Re: Bubble Babies Dream of Unicorns and Rainbows

by Katrina Trinko

David, as a twenty-something who doesn’t expect unicorns to pop up at NR headquarters (but has hinted that a random penguin hanging out would be rather fun), I wanted to put in a good word for my generation. While I’m not keen on the particular phrases your example tweeters use, I think it’s entirely defensible to want to have a meaningful, interesting job that helps, not the world, but perhaps your own community.

Thanks to the production jumps made by capitalism, more people are able to do jobs that genuinely engage them, that really give them an opportunity to use their intelligence and creativity. I don’t see that there’s anything inherently better about someone having to slog through a job he despises, just because he needs to in order to pay the bills. Obviously, someone who does that, without complaining, for the sake of his family, is doing something great and laudable — but wouldn’t it be better yet if he could be employed in a job that paid the bills and was enjoyable? Isn’t it better when the economy maximizes everyone’s skill set and allows them to utilize it to the fullest extent possible?

Of course, there are Millennials who childishly believe they will never have to decide between their self-interest and the common good, that changing lives will never demand personal sacrifice. (And based on the number of senior citizens who are opposed to any Medicare/Social Security cuts, that’s not just one generation’s problem.) And of course, joining the military is an extraordinarily courageous and generous act — and I have twenty-something friends who have done just that, who bravely fought for their country in Afghanistan.

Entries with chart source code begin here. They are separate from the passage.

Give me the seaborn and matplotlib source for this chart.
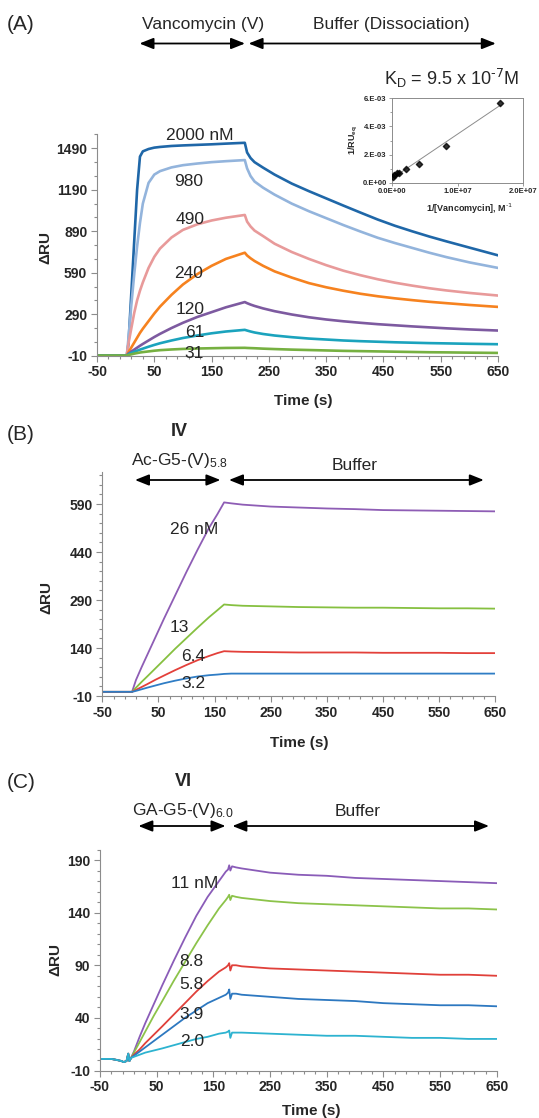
import numpy as np
import pandas as pd
import seaborn as sns
import matplotlib.pyplot as plt
from matplotlib.ticker import MultipleLocator, FuncFormatter
from matplotlib.patches import FancyArrowPatch

# --- (A) vancomycin sensorgrams ---
a_time = [-50, 0, 2, 5, 10, 15, 20, 25, 30, 40, 50, 60, 80, 100, 125, 150, 175, 208,
          212, 218, 225, 240, 260, 290, 320, 350, 380, 410, 440, 470, 500, 530, 560, 600, 650]
a_2000 = [-9, -9, -9, 80, 450, 820, 1190, 1430, 1468, 1485, 1495, 1500, 1507, 1511, 1515, 1519, 1524, 1530,
          1460, 1420, 1390, 1350, 1300, 1235, 1180, 1128, 1076, 1025, 975, 930, 890, 852, 817, 772, 716]
a_980 = [-9, -9, -9, 120, 360, 580, 780, 950, 1090, 1240, 1300, 1325, 1352, 1368, 1380, 1390, 1397, 1405,
         1345, 1290, 1250, 1205, 1155, 1090, 1035, 985, 935, 888, 843, 805, 770, 735, 703, 665, 625]
a_490 = [-9, -9, -9, 80, 190, 300, 390, 460, 520, 625, 705, 765, 845, 900, 940, 968, 988, 1008,
         960, 925, 895, 855, 800, 740, 690, 645, 605, 572, 543, 518, 497, 478, 462, 444, 425]
a_240 = [-9, -9, -9, 15, 50, 85, 120, 155, 185, 240, 295, 345, 430, 505, 580, 640, 690, 735,
         715, 695, 675, 640, 600, 555, 515, 485, 460, 438, 420, 405, 392, 380, 370, 357, 343]
a_120 = [-9, -9, -9, 5, 20, 34, 48, 62, 75, 100, 125, 148, 190, 228, 270, 305, 340, 378,
         370, 360, 350, 332, 312, 288, 268, 252, 239, 228, 218, 210, 202, 195, 188, 180, 172]
a_61 = [-9, -9, -9, 0, 10, 18, 26, 34, 41, 55, 68, 80, 100, 118, 136, 152, 165, 177,
        172, 165, 158, 147, 136, 124, 114, 107, 100, 95, 91, 87, 84, 81, 79, 76, 73]
a_31 = [-9, -9, -9, -5, 0, 5, 9, 13, 16, 21, 26, 30, 35, 39, 42, 44, 46, 47,
        46, 45, 44, 41, 38, 34, 31, 28, 25, 23, 21, 19, 17, 15, 14, 12, 10]
a_labels = ['2000 nM', '980', '490', '240', '120', '61', '31']
a_label_t = [130, 110, 113, 110, 112, 120, 120]
a_label_ru = [1585, 1253, 977, 581, 326, 161, 7]
a_colors = ['#1f67a8', '#93b4dc', '#e89a9a', '#f6821f', '#7d5aa0', '#1ba3bd', '#76b041']

# inset: 1/RUeq vs 1/[vancomycin]
inv_conc = [5.1e4, 3.07e5, 6.65e5, 1.07e6, 2.05e6, 4.09e6, 8.24e6, 1.652e7]
inv_ru = [3.79e-4, 5.45e-4, 6.64e-4, 7.11e-4, 9.72e-4, 1.33e-3, 2.61e-3, 5.69e-3]

# --- (B) Ac-G5-(V)5.8 ---
b_time = [-50, -10, 0, 3, 10, 20, 30, 45, 60, 80, 100, 120, 140, 155, 167,
          180, 200, 250, 300, 350, 400, 450, 500, 550, 600, 650]
b_26 = [3, 3, 3, 3, 40, 80, 118, 175, 232, 305, 378, 448, 515, 558, 595,
        592, 588, 582, 579, 576, 574, 571, 570, 569, 568, 567]
b_13 = [3, 3, 3, 3, 16, 34, 51, 77, 103, 138, 171, 204, 236, 258, 276,
        274, 272, 270, 268, 267, 266, 266, 265, 264, 264, 263]
b_6_4 = [3, 3, 3, 3, 9, 18, 27, 41, 54, 71, 87, 102, 115, 124, 130,
         129, 128, 127, 126, 126, 126, 125, 125, 125, 124, 124]
b_3_2 = [3, 3, 3, 3, 6, 11, 16, 23, 30, 38, 45, 51, 55, 57, 59,
         60, 60, 60, 60, 60, 60, 60, 60, 60, 60, 60]
b_labels = ['26 nM', '13', '6.4', '3.2']
b_label_t = [114, 88, 112, 112]
b_label_ru = [511, 203, 113, 30]
b_colors = ['#8e5db5', '#86c040', '#e3403a', '#2f7dc5']

# --- (C) GA-G5-(V)6.0 ---
c_time = [-50, -30, -20, -12, -8, -3, 0, 2, 5, 10, 20, 30, 45, 60, 80, 100, 120, 140, 160,
          172, 176, 178, 180, 183, 190, 200, 250, 300, 350, 400, 450, 500, 550, 600, 650]
c_base = [1, 1, 0, -1, -2, -1, 6, -1, 2]
c_11 = c_base + [8, 22, 35, 53, 71, 94, 116, 137, 155, 170,
                 179, 181, 185, 180, 184, 183, 182, 178, 176, 175, 173, 172, 171, 170, 169, 168]
c_8_8 = c_base + [7, 17, 27, 42, 56, 75, 93, 111, 128, 144,
                  152, 155, 157, 152, 156, 155, 154, 151, 149, 148, 147, 146, 145, 144, 144, 143]
c_5_8 = c_base + [5, 10, 16, 24, 32, 43, 54, 65, 75, 84,
                  88, 90, 92, 85, 90, 90, 89, 87, 86, 85, 84, 83, 82, 81, 81, 80]
c_3_9 = c_base + [4, 8, 12, 18, 24, 32, 40, 47, 54, 59,
                  62, 64, 67, 58, 63, 63, 62, 60, 58, 57, 56, 54, 53, 52, 52, 51]
c_2_0 = c_base + [3, 5, 7, 9, 11, 14, 17, 20, 22, 25,
                  26, 27, 28, 21, 26, 26, 26, 25, 24, 23, 23, 22, 21, 21, 20, 20]
c_labels = ['11 nM', '8.8', '5.8', '3.9', '2.0']
c_label_t = [117, 112, 112, 112, 112]
c_label_ru = [168, 94, 72, 43, 18]
c_colors = ['#8a5cb8', '#8cc34a', '#e0403a', '#2d78c0', '#2db3d0']

sns.set_style('ticks')
plt.rcParams['font.family'] = ['Liberation Sans', 'DejaVu Sans']
plt.rcParams['mathtext.default'] = 'regular'
plt.rcParams['axes.unicode_minus'] = False

W, H = 539, 1118
fig = plt.figure(figsize=(W / 100, H / 100), dpi=100)


def box(left, top, right, bottom):
    # figure-pixel box -> axes rect
    return [left / W, 1 - bottom / H, (right - left) / W, (bottom - top) / H]


def ftext(x, y, s, **kw):
    kw.setdefault('ha', 'center')
    kw.setdefault('va', 'center')
    fig.text(x / W, 1 - y / H, s, **kw)


def arrow(x0, x1, y):
    fig.add_artist(FancyArrowPatch((x0 / W, 1 - y / H), (x1 / W, 1 - y / H),
                                   transform=fig.transFigure,
                                   arrowstyle='<|-|>,head_length=0.7,head_width=0.28',
                                   mutation_scale=12, lw=1.3, color='black',
                                   shrinkA=0, shrinkB=0))


def panel(rect, time, series, labels, colors, lw, label_t, label_ru,
          yticks, yminor, ylim):
    ax = fig.add_axes(rect)
    df = pd.concat([pd.DataFrame({'time': time, 'ru': v, 'conc': n})
                    for n, v in zip(labels, series)])
    sns.lineplot(data=df, x='time', y='ru', hue='conc', hue_order=labels,
                 palette=dict(zip(labels, colors)), estimator=None,
                 legend=False, lw=lw, ax=ax)
    for s, t, r in zip(labels, label_t, label_ru):
        ax.text(t, r, s, ha='center', va='center', fontsize=12.5)
    ax.set_xlim(-50, 650)
    ax.set_ylim(*ylim)
    ax.set_xticks(range(-50, 651, 100))
    ax.set_yticks(yticks)
    ax.xaxis.set_minor_locator(MultipleLocator(20, offset=-50))
    ax.yaxis.set_minor_locator(MultipleLocator(yminor, offset=-10))
    ax.tick_params(which='both', direction='out', color='#8c8c8c', width=0.8)
    ax.tick_params(which='major', length=4, labelsize=10, pad=3)
    ax.tick_params(which='minor', length=2.5)
    plt.setp(ax.get_xticklabels() + ax.get_yticklabels(), fontweight='bold')
    sns.despine(ax=ax)
    for sp in ['left', 'bottom']:
        ax.spines[sp].set_color('#8c8c8c')
        ax.spines[sp].set_linewidth(0.8)
    ax.set_xlabel('')
    ax.set_ylabel('')
    return ax


# --- panel A ---
panel(box(97, 134.5, 498, 355.7), a_time, [a_2000, a_980, a_490, a_240, a_120, a_61, a_31],
      a_labels, a_colors, 1.9, a_label_t, a_label_ru,
      [-10, 290, 590, 890, 1190, 1490], 100, (-10, 1590))
ftext(7, 25, '(A)', ha='left', fontsize=15)
ftext(203, 25, 'Vancomycin (V)', fontsize=12.5)
ftext(391, 25, 'Buffer (Dissociation)', fontsize=12.5)
arrow(139.5, 245, 43.5)
arrow(248.6, 495.8, 43.5)
ftext(45, 248, 'ΔRU', rotation=90, fontsize=11, fontweight='bold')
ftext(303, 401, 'Time (s)', fontsize=11, fontweight='bold')

# inset
ins = fig.add_axes(box(392.3, 98.3, 522.7, 182.7))
sns.regplot(x=inv_conc, y=inv_ru, ci=None, truncate=True, marker='D', ax=ins,
            scatter_kws={'s': 10, 'color': 'black', 'zorder': 3},
            line_kws={'color': '#8c8c8c', 'lw': 0.7})
ins.set_xlim(0, 2e7)
ins.set_ylim(0, 6e-3)
ins.set_xticks([0, 1e7, 2e7])
ins.set_yticks([0, 2e-3, 4e-3, 6e-3])
ins.yaxis.set_minor_locator(MultipleLocator(1e-3))
ins.xaxis.set_major_formatter(FuncFormatter(lambda v, _: f'{v:.1E}'))
ins.yaxis.set_major_formatter(FuncFormatter(lambda v, _: f'{v:#.0E}'))
ins.tick_params(which='both', direction='out', color='#8c8c8c', width=0.6, labelsize=5.5, pad=1.5)
ins.tick_params(which='major', length=2.5)
ins.tick_params(which='minor', length=1.5)
plt.setp(ins.get_xticklabels() + ins.get_yticklabels(), fontweight='bold')
for sp in ins.spines.values():
    sp.set_color('#8c8c8c')
    sp.set_linewidth(0.7)
ftext(451.7, 78.3, r'K$_{D}$ = 9.5 x 10$^{\text{-7}}$M', fontsize=13)
ftext(469, 208.3, r'1/[Vancomycin], M$^{\text{-1}}$', fontsize=6.5, fontweight='bold')
ftext(353.3, 140.7, '1/RU$_{eq}$', rotation=90, fontsize=6.5, fontweight='bold')

# --- panel B ---
panel(box(102.3, 472, 495.2, 696), b_time, [b_26, b_13, b_6_4, b_3_2],
      b_labels, b_colors, 1.3, b_label_t, b_label_ru,
      [-10, 140, 290, 440, 590], 30, (-10, 690))
ftext(7, 435, '(B)', ha='left', fontsize=15)
ftext(179, 432, 'IV', fontsize=13, fontweight='bold')
ftext(179, 461, 'Ac-G5-(V)$_{5.8}$', fontsize=12.5)
ftext(354.7, 466, 'Buffer', fontsize=12.5)
arrow(135, 220.4, 480)
arrow(229, 483.8, 480)
ftext(46.5, 597, 'ΔRU', rotation=90, fontsize=11, fontweight='bold')
ftext(299.6, 743, 'Time (s)', fontsize=11, fontweight='bold')

# --- panel C ---
panel(box(99.9, 849.5, 496.9, 1070.5), c_time, [c_11, c_8_8, c_5_8, c_3_9, c_2_0],
      c_labels, c_colors, 1.3, c_label_t, c_label_ru,
      [-10, 40, 90, 140, 190], 10, (-10, 200))
ftext(7, 782, '(C)', ha='left', fontsize=15)
ftext(183.5, 782, 'VI', fontsize=13, fontweight='bold')
ftext(182.5, 810, 'GA-G5-(V)$_{6.0}$', fontsize=12.5)
ftext(358, 811.7, 'Buffer', fontsize=12.5)
arrow(138.4, 225.5, 826)
arrow(232.4, 489, 826)
ftext(55, 960, 'ΔRU', rotation=90, fontsize=11, fontweight='bold')
ftext(311.6, 1110.7, 'Time (s)', fontsize=11, fontweight='bold')

fig.savefig('out.png', dpi=100)
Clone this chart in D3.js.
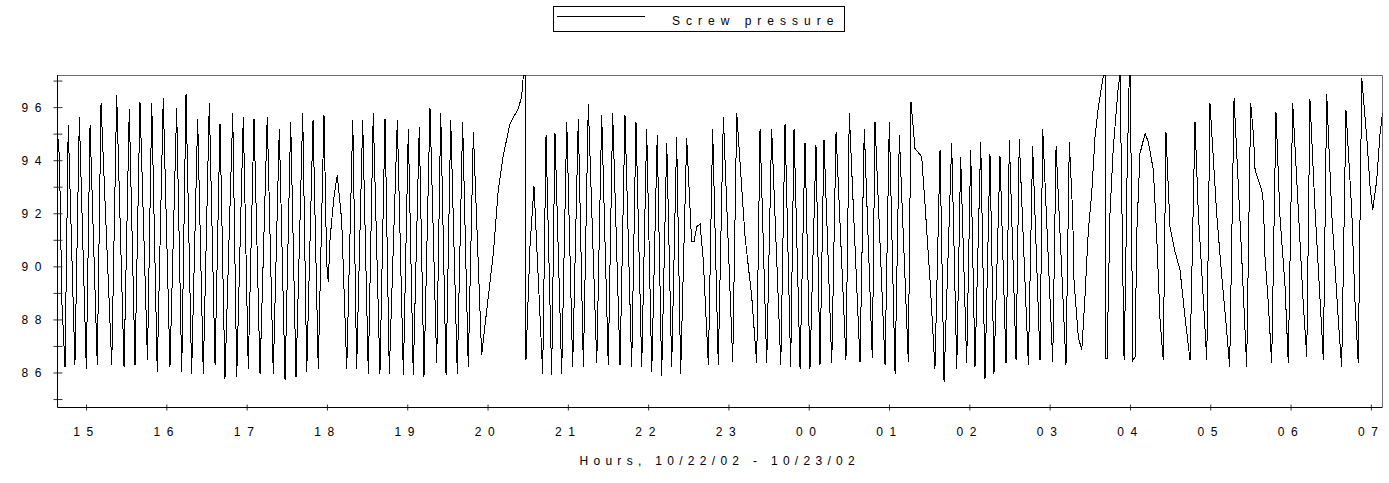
<!DOCTYPE html>
<html lang="en">
<head>
  <meta charset="UTF-8">
  <title>Screw pressure</title>
  <script src="https://d3js.org/d3.v7.min.js"></script>
  <style>
    body { margin: 0; background: #fff; }
    svg { display: block; }
    text { font-family: Arial, "Liberation Sans", sans-serif; fill: #000; }
    .tick-label { font-size: 12px; letter-spacing: 6.6px; }
    .axis-title { font-size: 12px; letter-spacing: 5.3px; }
    .legend-text { font-size: 12px; letter-spacing: 6px; }
    .trace { shape-rendering: crispEdges; }
  </style>
</head>
<body>
  <svg id="chart"></svg>
  <script>
    // minutes after 14:00 on 10/22/02
    const minutes = [
      38.3, 38.6, 39.8, 40.5, 42.0, 44.3,
      46.7, 51.7, 55.0, 60.2, 63.0, 68.4, 71.2, 79.2, 82.9, 88.4, 92.3, 96.6, 100.3, 105.9, 109.1, 113.2, 117.7, 122.7, 127.7, 131.5, 134.7, 138.9, 143.4, 147.6, 152.1, 156.4,
      160.1, 163.8, 169.6, 172.6, 177.5, 181.2, 185.5, 190.0, 195.4, 199.9, 204.4, 208.7, 212.9, 216.9, 221.9, 224.9, 229.6, 233.5, 237.8, 239.8, 241.0, 242.3, 243.6, 245.3, 247.7, 251.0, 254.8, 259.3, 262.2, 266.7, 270.9, 274.6, 279.6, 283.4,
      286.6, 292.6, 297.1, 300.8, 304.5, 309.0, 312.5, 317.0, 322.0, 325.0, 329.0, 332.5, 337.4, 341.4, 345.6, 349.4, 355.6, 359.4, 364.3, 368.0, 371.8, 376.8, 383.0, 385.5, 386.7, 388.0, 388.7, 391.7, 394.7, 401.2, 403.7, 407.9, 410.4,
      415.4, 419.2, 423.6, 427.8, 431.6, 435.3, 441.6, 445.3, 450.2, 453.5, 459.0, 462.7, 467.7, 470.9, 475.2, 478.9, 482.7, 486.8, 490.1, 493.9, 497.6, 501.3, 504.3, 508.8, 512.5, 514.3, 516.3, 518.8, 521.2, 525.0, 528.2, 532.4, 536.2,
      543.2, 546.2, 552.4, 557.4, 561.1, 563.6, 568.6, 572.3, 579.1, 582.3, 586.5, 589.0, 593.5, 597.2, 600.9, 605.4, 608.4, 611.4, 617.2, 620.4, 627.8, 630.3, 638.3, 641.5, 647.5, 649.5, 657.0, 660.2,
      664.5, 667.7, 674.4, 676.4, 679.4, 684.4, 686.9, 690.6, 694.3, 698.1, 701.1, 706.8, 710.6, 713.5, 718.0, 721.0, 724.2, 728.5, 731.7, 735.4, 738.4, 742.9, 747.4, 749.9, 754.9, 757.3, 764.1, 767.3, 772.8, 774.8, 782.3, 784.8, 792.2,
      794.7, 797.2, 798.2, 801.4, 804.0, 806.4, 808.9, 811.4, 813.9, 816.4, 820.1, 821.7, 822.0, 822.9, 825.1, 827.6, 831.3, 832.6, 835.6, 836.7, 837.6, 839.5, 840.3, 842.1, 843.8, 845.1, 847.5, 851.3, 853.7, 857.5, 860.0, 862.5, 864.9, 866.9, 869.9, 873.7, 877.4, 881.1, 884.9, 888.6, 891.1, 893.6, 897.4, 899.8, 904.8, 908.6, 911.8, 914.5,
      917.8, 921.0, 923.5, 925.2, 927.2, 930.2, 932.2, 933.5, 938.5, 939.7, 940.9, 943.4, 945.9, 949.1, 952.1, 955.9, 958.3, 961.6, 965.8, 969.5, 972.1, 974.5, 978.3, 983.3, 984.5, 987.0, 990.8, 995.7, 998.2, 1001.4, 1005.7, 1008.2, 1010.6, 1013.2, 1016.9, 1019.4, 1021.4, 1024.4, 1026.9, 1028.7
    ];

    const pressure = [
      93.0, 95.1, 94.3, 93.0, 88.6, 86.21,
      95.32, 86.28, 95.64, 86.15, 95.32, 86.28, 96.14, 86.28, 96.45, 86.21, 95.91, 86.28, 96.20, 86.46, 96.16, 86.03, 96.33, 86.21, 95.95, 86.03, 96.49, 85.96, 95.57, 85.96, 96.14, 86.28,
      95.38, 85.77, 95.76, 85.84, 95.64, 86.15, 95.57, 85.96, 95.64, 85.96, 95.19, 85.71, 95.45, 85.84, 95.76, 86.03, 95.51, 86.15, 95.70, 90.11, 89.42, 91.0, 91.74, 92.62, 93.44, 91.74, 86.15, 95.51, 86.15, 95.51, 85.96, 95.76, 85.96, 95.57,
      85.96, 95.51, 85.90, 95.16, 85.90, 95.26, 85.84, 95.95, 86.34, 95.79, 85.90, 95.51, 85.96, 95.45, 86.21, 95.07, 86.65, 88.35, 90.48, 92.87, 94.19, 95.38, 95.95, 96.39, 97.17, 97.2, 86.46, 90.74, 93.02, 85.96, 94.94, 85.90, 95.01,
      85.96, 95.45, 86.21, 95.57, 86.21, 96.11, 86.34, 95.70, 86.28, 95.76, 86.28, 95.70, 86.21, 95.45, 86.21, 95.16, 86.03, 94.94, 85.86, 94.66, 86.21, 94.88, 85.96, 94.83, 90.92, 90.92, 91.5, 91.59, 90.23, 86.28, 95.16, 86.28, 95.64,
      86.40, 95.76, 91.11, 88.85, 86.34, 95.19, 86.34, 95.16, 86.28, 95.38, 86.21, 95.19, 86.15, 94.66, 86.15, 94.57, 86.28, 94.76, 86.34, 95.07, 86.46, 95.76, 86.40, 95.19, 86.53, 95.45, 86.28, 95.45,
      85.96, 94.94, 86.40, 96.20, 94.44, 94.13, 92.31, 89.48, 86.15, 94.38, 85.65, 94.63, 86.15, 94.13, 86.34, 94.38, 86.21, 94.69, 85.77, 94.25, 85.96, 94.15, 86.34, 94.76, 86.46, 94.78, 86.28, 94.53, 86.46, 95.19, 86.40, 94.53, 86.28,
      94.69, 91.99, 89.48, 87.34, 86.84, 88.85, 91.36, 92.75, 94.88, 96.01, 97.17, 97.2, 86.53, 86.53, 91.99, 94.51, 96.77, 97.2, 86.46, 89.35, 92.87, 97.2, 97.2, 86.46, 86.59, 91.24, 94.25, 95.01, 94.69, 93.63, 91.11, 87.97, 86.46, 95.07, 91.49, 90.55, 89.86, 88.10, 86.46, 95.45, 91.99, 89.86, 86.46, 96.14, 91.99, 89.61, 87.85, 86.21,
      96.33, 93.0, 90.36, 88.47, 86.21, 96.14, 95.01, 93.63, 92.87, 92.37, 90.36, 88.60, 86.34, 95.82, 91.87, 89.23, 86.34, 96.14, 92.12, 88.60, 86.59, 96.29, 92.12, 87.60, 86.46, 96.49, 91.99, 87.97, 86.21, 95.89, 92.12, 88.60, 86.34, 97.08, 94.88, 93.00, 92.12, 93.25, 95.01, 95.76
    ];

    const yTicks = [85, 86, 87, 88, 89, 90, 91, 92, 93, 94, 95, 96, 97];
    const yLabels = [86, 88, 90, 92, 94, 96];
    const seriesName = "Screw pressure";
    const xTitle = "Hours, 10/22/02 - 10/23/02";

    const W = 1389, H = 483;
    const plot = { left: 57, right: 1382.5, top: 75, bottom: 407 };

    const t0 = new Date(2002, 9, 22, 14, 0, 0);
    const toDate = m => new Date(t0.getTime() + m * 60000);
    const data = minutes.map((m, i) => ({ t: toDate(m), v: pressure[i] }));

    const svg = d3.select("#chart").attr("width", W).attr("height", H);

    const x = d3.scaleTime()
      .domain([toDate(38.3), toDate(1028.7)])
      .range([plot.left, plot.right]);

    const y = d3.scaleLinear()
      .domain([84.7, 97.21])
      .range([plot.bottom, plot.top]);

    // clip for the trace
    svg.append("clipPath").attr("id", "plot-clip")
      .append("rect")
      .attr("x", plot.left).attr("y", plot.top)
      .attr("width", plot.right - plot.left).attr("height", plot.bottom - plot.top);

    // top and right frame
    svg.append("path")
      .attr("d", `M${plot.left},${plot.top + 0.5}H${plot.right}V${plot.bottom}`)
      .attr("fill", "none")
      .attr("stroke", "#6e6e6e")
      .attr("stroke-width", 1);

    // the trace
    const line = d3.line()
      .x(d => x(d.t))
      .y(d => y(d.v));

    svg.append("path")
      .datum(data)
      .attr("class", "trace")
      .attr("clip-path", "url(#plot-clip)")
      .attr("fill", "none")
      .attr("stroke", "#000")
      .attr("stroke-width", 1)
      .attr("d", line);

    // x axis
    const xAxis = svg.append("g")
      .attr("transform", `translate(0,${plot.bottom})`)
      .call(d3.axisBottom(x)
        .ticks(d3.timeHour.every(1))
        .tickFormat(d3.timeFormat("%H"))
        .tickSizeOuter(0));
    xAxis.select(".domain").remove();
    xAxis.attr("font-size", null).attr("font-family", null);
    xAxis.selectAll(".tick line").attr("y1", -2.5).attr("y2", 3.5).attr("stroke", "#333");
    xAxis.selectAll(".tick text")
      .attr("class", "tick-label")
      .attr("y", 29).attr("dy", null);

    // y axis
    const yAxis = svg.append("g")
      .attr("transform", `translate(${plot.left},0)`)
      .call(d3.axisLeft(y)
        .tickValues(yTicks)
        .tickFormat(d => yLabels.includes(d) ? d : "")
        .tickSizeOuter(0));
    yAxis.select(".domain").remove();
    yAxis.attr("font-size", null).attr("font-family", null);
    yAxis.selectAll(".tick line").attr("x1", -3.5).attr("x2", 5.5).attr("stroke", "#333");
    yAxis.selectAll(".tick text")
      .attr("class", "tick-label")
      .attr("x", -9).attr("dy", "0.36em");

    // axis lines
    svg.append("path")
      .attr("d", `M${plot.left + 0.5},${plot.top}V${plot.bottom + 0.5}H${plot.right}`)
      .attr("fill", "none")
      .attr("stroke", "#000")
      .attr("stroke-width", 1);

    // x title
    svg.append("text")
      .attr("class", "axis-title")
      .attr("x", (plot.left + plot.right) / 2)
      .attr("y", 465)
      .attr("text-anchor", "middle")
      .text(xTitle);

    // legend
    const legend = svg.append("g");
    legend.append("rect")
      .attr("x", 553.5).attr("y", 6.5)
      .attr("width", 291).attr("height", 25)
      .attr("fill", "none")
      .attr("stroke", "#000");
    legend.append("line")
      .attr("x1", 557).attr("x2", 645)
      .attr("y1", 16.5).attr("y2", 16.5)
      .attr("stroke", "#000");
    legend.append("text")
      .attr("class", "legend-text")
      .attr("x", 672)
      .attr("y", 25)
      .text(seriesName);
  </script>
</body>
</html>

But I don’t see any connection between wanting ideally to bring your dog to the office and being incapable of self-sacrifice. (And for whatever it’s worth, I have a very hard-working friend who has brought her dog to the office, to her boss’s delight.) Nor do I see it as wrong to want your employment, if possible, to be interesting and perhaps even meaningful. That doesn’t mean you hold out for the perfect job even if it requires skipping student loan payments, running up credit card debt, and mooching off your parents. But if it means you try, to the extent that you are financially able, to get a job you love, why oppose?